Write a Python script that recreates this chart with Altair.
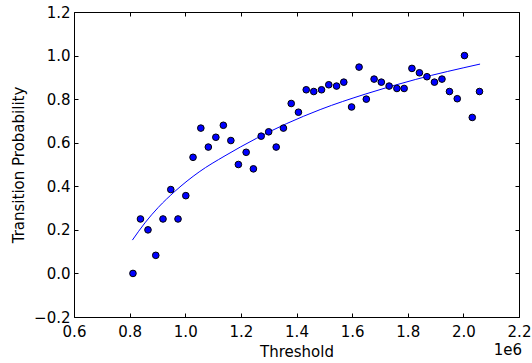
import altair as alt
import pandas as pd

threshold = [812000, 839000, 866000, 894000, 920000, 948000, 974000, 1002000,
             1028000, 1056000, 1083000, 1110000, 1137000, 1164000, 1191000, 1219000, 1245000,
             1273000, 1300000, 1327000, 1353000, 1381000, 1407000,
             1435000, 1462000, 1490000, 1516000, 1544000, 1570000, 1598000, 1625000, 1651000,
             1679000, 1705000, 1733000, 1761000, 1787000, 1815000, 1842000, 1869000, 1896000,
             1923000, 1950000, 1978000, 2004000, 2032000, 2058000]
probability = [0.0, 0.25, 0.2, 0.083, 0.25, 0.385, 0.25, 0.357,
               0.533, 0.667, 0.58, 0.625, 0.68, 0.61, 0.5, 0.556, 0.48,
               0.63, 0.65, 0.58, 0.667, 0.78, 0.74,
               0.843, 0.835, 0.843, 0.866, 0.86, 0.878, 0.764, 0.947, 0.8,
               0.892, 0.878, 0.86, 0.849, 0.849, 0.941, 0.921, 0.903, 0.878,
               0.892, 0.835, 0.802, 1.0, 0.716, 0.835]

fit_threshold = [810000, 855000, 903000, 963000, 1050000, 1143000, 1256000, 1365000,
                 1485000, 1647000, 1827000, 2060000]
fit_probability = [0.153, 0.232, 0.303, 0.377, 0.466, 0.540, 0.620, 0.688,
                   0.752, 0.823, 0.890, 0.961]

x_ticks = [600000, 800000, 1000000, 1200000, 1400000, 1600000, 1800000, 2000000, 2200000]
y_ticks = [-0.2, 0.0, 0.2, 0.4, 0.6, 0.8, 1.0, 1.2]
x_domain = [600000, 2200000]
y_domain = [-0.2, 1.2]
offset_label = ["1e6"]

pts = pd.DataFrame({"threshold": threshold, "probability": probability})
fit = pd.DataFrame({"threshold": fit_threshold, "probability": fit_probability})
note = pd.DataFrame({"label": offset_label})

xs = alt.Scale(domain=x_domain, nice=False, zero=False)
ys = alt.Scale(domain=y_domain, nice=False, zero=False)

lab_expr = "format(datum.value / 1000000, '.1f')"


def tick_axis(orient):
    return alt.Axis(orient=orient, offset=-4, tickSize=4, tickWidth=1, tickColor="black",
                    labels=False, domain=False, grid=False, title=None,
                    values=x_ticks if orient in ("top", "bottom") else y_ticks)


line = alt.Chart(fit).mark_line(color="#0000ff", strokeWidth=1, interpolate="monotone").encode(
    x=alt.X("threshold:Q", scale=xs, axis=tick_axis("bottom")),
    y=alt.Y("probability:Q", scale=ys, axis=tick_axis("left")),
)

points = alt.Chart(pts).mark_circle(size=44, fill="#0000ff", stroke="black", strokeWidth=1, opacity=1).encode(
    x=alt.X("threshold:Q", scale=xs,
            axis=alt.Axis(orient="bottom", values=x_ticks, labelExpr=lab_expr, ticks=False, domain=False,
                          grid=False, labelPadding=7, labelFlush=False, labelOverlap=False,
                          title="Threshold", titlePadding=5)),
    y=alt.Y("probability:Q", scale=ys,
            axis=alt.Axis(orient="left", values=y_ticks, format=".1f", ticks=False, domain=False,
                          grid=False, labelPadding=4, labelFlush=False, labelOverlap=False,
                          title="Transition Probability", titlePadding=7)),
)

ghost = alt.Chart(pts).mark_point(opacity=0).encode(
    x=alt.X("threshold:Q", scale=xs, axis=tick_axis("top")),
    y=alt.Y("probability:Q", scale=ys, axis=tick_axis("right")),
)

text = alt.Chart(note).mark_text(align="right", baseline="middle", font="DejaVu Sans", fontSize=15,
                                 color="black").encode(
    x=alt.value(448), y=alt.value(338), text="label:N"
)

chart = alt.layer(line, points, ghost, text).resolve_axis(x="independent", y="independent").properties(
    width=445, height=305,
    autosize=alt.AutoSizeParams(type="none"),
    padding={"left": 74, "top": 12, "right": 13, "bottom": 46},
    background="white",
).configure_view(stroke="black", strokeWidth=1).configure_axis(
    labelFont="DejaVu Sans", labelFontSize=15, labelColor="black",
    titleFont="DejaVu Sans", titleFontSize=15, titleFontWeight="normal", titleColor="black",
)

chart.save("out.html", embed_options={"renderer": "svg", "actions": False})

____

Task to complete – All of the lines above should be retyped precisely, apart from the pictures.

Completed exercise –
Write a Python script that recreates this chart with Altair.
import altair as alt
import pandas as pd

threshold = [812000, 839000, 866000, 894000, 920000, 948000, 974000, 1002000,
             1028000, 1056000, 1083000, 1110000, 1137000, 1164000, 1191000, 1219000, 1245000,
             1273000, 1300000, 1327000, 1353000, 1381000, 1407000,
             1435000, 1462000, 1490000, 1516000, 1544000, 1570000, 1598000, 1625000, 1651000,
             1679000, 1705000, 1733000, 1761000, 1787000, 1815000, 1842000, 1869000, 1896000,
             1923000, 1950000, 1978000, 2004000, 2032000, 2058000]
probability = [0.0, 0.25, 0.2, 0.083, 0.25, 0.385, 0.25, 0.357,
               0.533, 0.667, 0.58, 0.625, 0.68, 0.61, 0.5, 0.556, 0.48,
               0.63, 0.65, 0.58, 0.667, 0.78, 0.74,
               0.843, 0.835, 0.843, 0.866, 0.86, 0.878, 0.764, 0.947, 0.8,
               0.892, 0.878, 0.86, 0.849, 0.849, 0.941, 0.921, 0.903, 0.878,
               0.892, 0.835, 0.802, 1.0, 0.716, 0.835]

fit_threshold = [810000, 855000, 903000, 963000, 1050000, 1143000, 1256000, 1365000,
                 1485000, 1647000, 1827000, 2060000]
fit_probability = [0.153, 0.232, 0.303, 0.377, 0.466, 0.540, 0.620, 0.688,
                   0.752, 0.823, 0.890, 0.961]

x_ticks = [600000, 800000, 1000000, 1200000, 1400000, 1600000, 1800000, 2000000, 2200000]
y_ticks = [-0.2, 0.0, 0.2, 0.4, 0.6, 0.8, 1.0, 1.2]
x_domain = [600000, 2200000]
y_domain = [-0.2, 1.2]
offset_label = ["1e6"]

pts = pd.DataFrame({"threshold": threshold, "probability": probability})
fit = pd.DataFrame({"threshold": fit_threshold, "probability": fit_probability})
note = pd.DataFrame({"label": offset_label})

xs = alt.Scale(domain=x_domain, nice=False, zero=False)
ys = alt.Scale(domain=y_domain, nice=False, zero=False)

lab_expr = "format(datum.value / 1000000, '.1f')"


def tick_axis(orient):
    return alt.Axis(orient=orient, offset=-4, tickSize=4, tickWidth=1, tickColor="black",
                    labels=False, domain=False, grid=False, title=None,
                    values=x_ticks if orient in ("top", "bottom") else y_ticks)


line = alt.Chart(fit).mark_line(color="#0000ff", strokeWidth=1, interpolate="monotone").encode(
    x=alt.X("threshold:Q", scale=xs, axis=tick_axis("bottom")),
    y=alt.Y("probability:Q", scale=ys, axis=tick_axis("left")),
)

points = alt.Chart(pts).mark_circle(size=44, fill="#0000ff", stroke="black", strokeWidth=1, opacity=1).encode(
    x=alt.X("threshold:Q", scale=xs,
            axis=alt.Axis(orient="bottom", values=x_ticks, labelExpr=lab_expr, ticks=False, domain=False,
                          grid=False, labelPadding=7, labelFlush=False, labelOverlap=False,
                          title="Threshold", titlePadding=5)),
    y=alt.Y("probability:Q", scale=ys,
            axis=alt.Axis(orient="left", values=y_ticks, format=".1f", ticks=False, domain=False,
                          grid=False, labelPadding=4, labelFlush=False, labelOverlap=False,
                          title="Transition Probability", titlePadding=7)),
)

ghost = alt.Chart(pts).mark_point(opacity=0).encode(
    x=alt.X("threshold:Q", scale=xs, axis=tick_axis("top")),
    y=alt.Y("probability:Q", scale=ys, axis=tick_axis("right")),
)

text = alt.Chart(note).mark_text(align="right", baseline="middle", font="DejaVu Sans", fontSize=15,
                                 color="black").encode(
    x=alt.value(448), y=alt.value(338), text="label:N"
)

chart = alt.layer(line, points, ghost, text).resolve_axis(x="independent", y="independent").properties(
    width=445, height=305,
    autosize=alt.AutoSizeParams(type="none"),
    padding={"left": 74, "top": 12, "right": 13, "bottom": 46},
    background="white",
).configure_view(stroke="black", strokeWidth=1).configure_axis(
    labelFont="DejaVu Sans", labelFontSize=15, labelColor="black",
    titleFont="DejaVu Sans", titleFontSize=15, titleFontWeight="normal", titleColor="black",
)

chart.save("out.html", embed_options={"renderer": "svg", "actions": False})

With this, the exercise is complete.